Arles (F)L’indépendantiste corse Yvan Colonna aurait été tabassé pour un blasphème
L’agresseur du militant, un jihadiste camerounais, aurait expliqué aux enquêteurs du Parquet antiterroriste avoir attaqué son codétenu parce que celui-ci aurait «mal parlé du prophète».
Le Parquet national antiterroriste (Pnat) s’est saisi jeudi de l’enquête sur la violente agression à la prison d’Arles qui a plongé dans le coma le militant indépendantiste corse Yvan Colonna, sur fond de montée des tensions dans l’île de Beauté autour du mot d’ordre «L’État français assassin».
L’agresseur, Franck Elong Abé, un Camerounais de 36 ans présenté comme un «jihadiste», purgeait depuis 2016 une peine de neuf ans d’emprisonnement pour «association de malfaiteurs en vue de la préparation d’un acte de terrorisme». Selon plusieurs sources proches du dossier, il a expliqué aux enquêteurs son geste par un «blasphème» attribué à Yvan Colonna qui aurait, selon lui, «mal parlé du prophète».
«Les circonstances des faits et les premiers éléments d’enquête qui semblent, en l’état, exclure un différend d’ordre personnel, motivent cette saisine», a indiqué de son côté le Pnat dans un communiqué.
La garde à vue de Franck Elong Abé se poursuit désormais pour «tentative d’assassinat en relation avec une entreprise terroriste». La saisine du Pnat «va entraîner la prolongation de la garde à vue jusqu’à 96 heures», a-t-il ajouté.
«Nous allons faire tout ce qu’il faut évidemment pour que la vérité soit faite», a promis sur France Inter le ministre de l’Intérieur, Gérald Darmanin.
Toujours dans le coma
Yvan Colonna, 61 ans, était toujours dans le coma jeudi matin à Marseille, dans un état stable, a indiqué Me Patrice Spinosi, son avocat et celui de la famille Colonna, insistant sur le fait qu’il n’était pas en état de mort cérébrale.
Le militant indépendantiste, condamné à la perpétuité pour l’assassinat du préfet Claude Erignac en 1998, a été victime «d’une strangulation à mains nues puis d’un étouffement» pendant qu’il faisait de la musculation seul, avait indiqué mercredi le procureur de Tarascon, Laurent Gumbau.
Mais en Corse les interrogations et les accusations fusent sur une possible responsabilité de l’État alors qu’Yvan Colonna réclamait de longue date son rapprochement sur l’île.

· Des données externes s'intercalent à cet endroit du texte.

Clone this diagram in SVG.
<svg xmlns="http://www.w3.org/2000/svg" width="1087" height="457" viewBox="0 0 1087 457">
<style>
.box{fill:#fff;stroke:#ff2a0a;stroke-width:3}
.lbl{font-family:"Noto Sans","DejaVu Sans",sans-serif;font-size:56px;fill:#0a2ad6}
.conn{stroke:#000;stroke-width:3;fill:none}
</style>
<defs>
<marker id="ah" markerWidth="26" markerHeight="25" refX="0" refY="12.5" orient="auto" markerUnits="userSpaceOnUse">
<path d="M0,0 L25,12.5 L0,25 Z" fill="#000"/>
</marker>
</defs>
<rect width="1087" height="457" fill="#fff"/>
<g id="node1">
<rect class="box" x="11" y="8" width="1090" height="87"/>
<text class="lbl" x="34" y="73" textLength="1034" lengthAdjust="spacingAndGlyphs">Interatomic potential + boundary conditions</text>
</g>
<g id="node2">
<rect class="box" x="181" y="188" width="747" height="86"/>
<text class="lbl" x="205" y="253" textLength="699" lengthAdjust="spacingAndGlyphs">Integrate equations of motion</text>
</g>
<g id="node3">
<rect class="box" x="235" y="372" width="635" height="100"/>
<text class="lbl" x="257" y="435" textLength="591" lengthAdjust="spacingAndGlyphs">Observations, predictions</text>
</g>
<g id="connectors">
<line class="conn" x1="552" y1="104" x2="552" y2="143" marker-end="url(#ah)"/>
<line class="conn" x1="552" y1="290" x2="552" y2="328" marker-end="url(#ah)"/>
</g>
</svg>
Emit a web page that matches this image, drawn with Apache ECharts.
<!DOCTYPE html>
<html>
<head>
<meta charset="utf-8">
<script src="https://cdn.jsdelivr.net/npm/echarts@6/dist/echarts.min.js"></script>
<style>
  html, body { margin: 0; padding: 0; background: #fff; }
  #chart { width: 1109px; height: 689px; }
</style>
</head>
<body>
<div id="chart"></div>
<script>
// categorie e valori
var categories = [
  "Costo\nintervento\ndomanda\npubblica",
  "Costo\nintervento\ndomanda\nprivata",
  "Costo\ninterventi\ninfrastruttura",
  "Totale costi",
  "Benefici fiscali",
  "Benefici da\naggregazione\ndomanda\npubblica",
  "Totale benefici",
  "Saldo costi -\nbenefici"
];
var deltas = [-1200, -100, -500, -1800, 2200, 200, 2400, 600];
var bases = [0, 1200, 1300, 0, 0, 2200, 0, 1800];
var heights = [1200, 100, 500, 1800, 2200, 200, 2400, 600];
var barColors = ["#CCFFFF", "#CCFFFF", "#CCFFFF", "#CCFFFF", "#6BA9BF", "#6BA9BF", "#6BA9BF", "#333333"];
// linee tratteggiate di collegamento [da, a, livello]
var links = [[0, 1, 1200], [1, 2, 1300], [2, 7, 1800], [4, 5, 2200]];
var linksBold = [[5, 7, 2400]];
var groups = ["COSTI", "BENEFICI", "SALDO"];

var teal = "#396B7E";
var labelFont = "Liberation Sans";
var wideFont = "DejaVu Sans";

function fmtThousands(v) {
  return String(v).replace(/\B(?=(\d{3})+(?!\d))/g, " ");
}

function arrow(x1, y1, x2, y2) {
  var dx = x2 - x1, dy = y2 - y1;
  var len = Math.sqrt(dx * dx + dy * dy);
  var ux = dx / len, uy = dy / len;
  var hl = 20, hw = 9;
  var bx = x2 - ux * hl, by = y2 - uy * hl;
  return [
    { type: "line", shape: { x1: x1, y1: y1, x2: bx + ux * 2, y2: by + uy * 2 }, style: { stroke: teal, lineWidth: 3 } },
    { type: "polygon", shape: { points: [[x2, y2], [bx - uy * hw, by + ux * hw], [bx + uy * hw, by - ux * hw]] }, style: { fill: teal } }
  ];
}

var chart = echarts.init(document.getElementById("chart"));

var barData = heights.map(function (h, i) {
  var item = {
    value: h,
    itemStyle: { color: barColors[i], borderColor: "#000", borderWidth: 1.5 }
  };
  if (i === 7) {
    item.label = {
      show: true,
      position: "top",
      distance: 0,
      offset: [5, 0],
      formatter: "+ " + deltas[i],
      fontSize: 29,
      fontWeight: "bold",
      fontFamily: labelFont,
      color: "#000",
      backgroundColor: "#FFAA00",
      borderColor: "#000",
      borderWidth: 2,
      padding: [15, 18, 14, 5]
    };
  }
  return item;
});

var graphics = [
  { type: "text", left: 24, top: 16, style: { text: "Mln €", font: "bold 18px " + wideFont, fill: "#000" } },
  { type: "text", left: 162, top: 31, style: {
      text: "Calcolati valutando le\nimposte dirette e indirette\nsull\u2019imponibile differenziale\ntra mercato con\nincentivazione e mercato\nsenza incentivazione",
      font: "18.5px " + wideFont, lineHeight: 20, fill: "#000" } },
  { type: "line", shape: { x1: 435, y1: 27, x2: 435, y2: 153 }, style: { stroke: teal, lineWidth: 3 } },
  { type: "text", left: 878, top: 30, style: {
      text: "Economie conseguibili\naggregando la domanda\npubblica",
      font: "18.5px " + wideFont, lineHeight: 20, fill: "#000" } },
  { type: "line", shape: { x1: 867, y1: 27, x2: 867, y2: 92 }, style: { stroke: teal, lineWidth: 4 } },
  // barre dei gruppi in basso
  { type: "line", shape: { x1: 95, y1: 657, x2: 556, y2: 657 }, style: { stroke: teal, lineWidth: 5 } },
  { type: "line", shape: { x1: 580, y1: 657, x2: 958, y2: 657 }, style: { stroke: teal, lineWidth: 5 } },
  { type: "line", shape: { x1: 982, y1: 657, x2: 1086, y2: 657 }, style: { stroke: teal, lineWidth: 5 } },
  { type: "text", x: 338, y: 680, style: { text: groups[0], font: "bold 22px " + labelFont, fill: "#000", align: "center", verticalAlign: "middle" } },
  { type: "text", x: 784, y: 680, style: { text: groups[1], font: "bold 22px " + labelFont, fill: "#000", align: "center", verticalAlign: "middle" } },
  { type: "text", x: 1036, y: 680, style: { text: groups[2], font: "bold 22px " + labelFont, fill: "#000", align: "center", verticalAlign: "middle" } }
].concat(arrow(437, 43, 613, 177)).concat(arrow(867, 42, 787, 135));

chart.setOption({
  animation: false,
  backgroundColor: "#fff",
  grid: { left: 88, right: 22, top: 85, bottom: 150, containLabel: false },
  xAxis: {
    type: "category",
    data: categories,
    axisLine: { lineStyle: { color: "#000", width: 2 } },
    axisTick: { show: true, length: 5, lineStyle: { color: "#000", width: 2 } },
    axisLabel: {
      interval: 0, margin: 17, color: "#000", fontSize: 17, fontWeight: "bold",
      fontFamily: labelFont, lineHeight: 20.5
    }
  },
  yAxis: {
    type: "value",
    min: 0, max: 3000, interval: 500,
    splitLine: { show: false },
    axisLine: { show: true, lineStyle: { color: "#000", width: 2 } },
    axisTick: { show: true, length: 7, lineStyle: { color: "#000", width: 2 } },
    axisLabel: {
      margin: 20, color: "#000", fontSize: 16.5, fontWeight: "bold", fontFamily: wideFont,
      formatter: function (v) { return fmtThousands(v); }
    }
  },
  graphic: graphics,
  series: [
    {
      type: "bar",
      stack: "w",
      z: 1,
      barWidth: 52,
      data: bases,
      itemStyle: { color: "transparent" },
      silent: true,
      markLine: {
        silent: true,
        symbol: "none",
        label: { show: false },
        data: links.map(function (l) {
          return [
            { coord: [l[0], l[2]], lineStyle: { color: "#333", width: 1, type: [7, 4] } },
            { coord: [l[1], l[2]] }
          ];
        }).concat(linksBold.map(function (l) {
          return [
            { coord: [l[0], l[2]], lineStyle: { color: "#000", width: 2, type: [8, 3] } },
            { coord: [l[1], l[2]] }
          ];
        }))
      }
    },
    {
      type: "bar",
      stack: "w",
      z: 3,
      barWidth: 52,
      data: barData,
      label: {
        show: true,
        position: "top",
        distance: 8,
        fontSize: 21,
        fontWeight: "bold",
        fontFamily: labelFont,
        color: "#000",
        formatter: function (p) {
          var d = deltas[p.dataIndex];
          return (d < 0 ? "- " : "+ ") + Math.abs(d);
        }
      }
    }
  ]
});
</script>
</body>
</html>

Ses multiples demandes avaient été systématiquement refusées, le statut de «détenu particulièrement signalé» du militant l’empêchant d’être transféré à la prison corse de Borgo.
«Gloire à toi Yvan»
Après des rassemblements à Ajaccio, Bastia et Corte mercredi soir, c’est l’Université de Corte qui était bloquée jeudi matin. Des poubelles et des palettes ont été disposées pour bloquer l’entrée. Sur la façade, deux banderoles portant des messages en corse étaient brandies: «statu francese Assassinu» (l’État français assassin) et «Gloria Ate Yvan» (Gloire à toi Yvan).
Plusieurs centaines de personnes se sont rassemblées en début d’après-midi à Corte pour définir la suite de la mobilisation. Le parti indépendantiste Corsica Libera a déjà appelé «à marcher contre la préfecture» ce samedi à Ajaccio. Des gendarmes mobiles et des CRS ont été envoyés en renfort sur l’île en prévision des manifestations.
Le berger de Cargèse avait été arrêté le 4 juillet 2003 près du village d’Olmeto (Corse du Sud), après quatre ans de cavale. Huit ans plus tard, et après trois procès, celui qui a toujours affirmé n’avoir «jamais tué» personne avait été condamné le 20 juin 2011 à la réclusion criminelle à perpétuité pour l’assassinat du préfet Erignac. Il l’a toujours nié.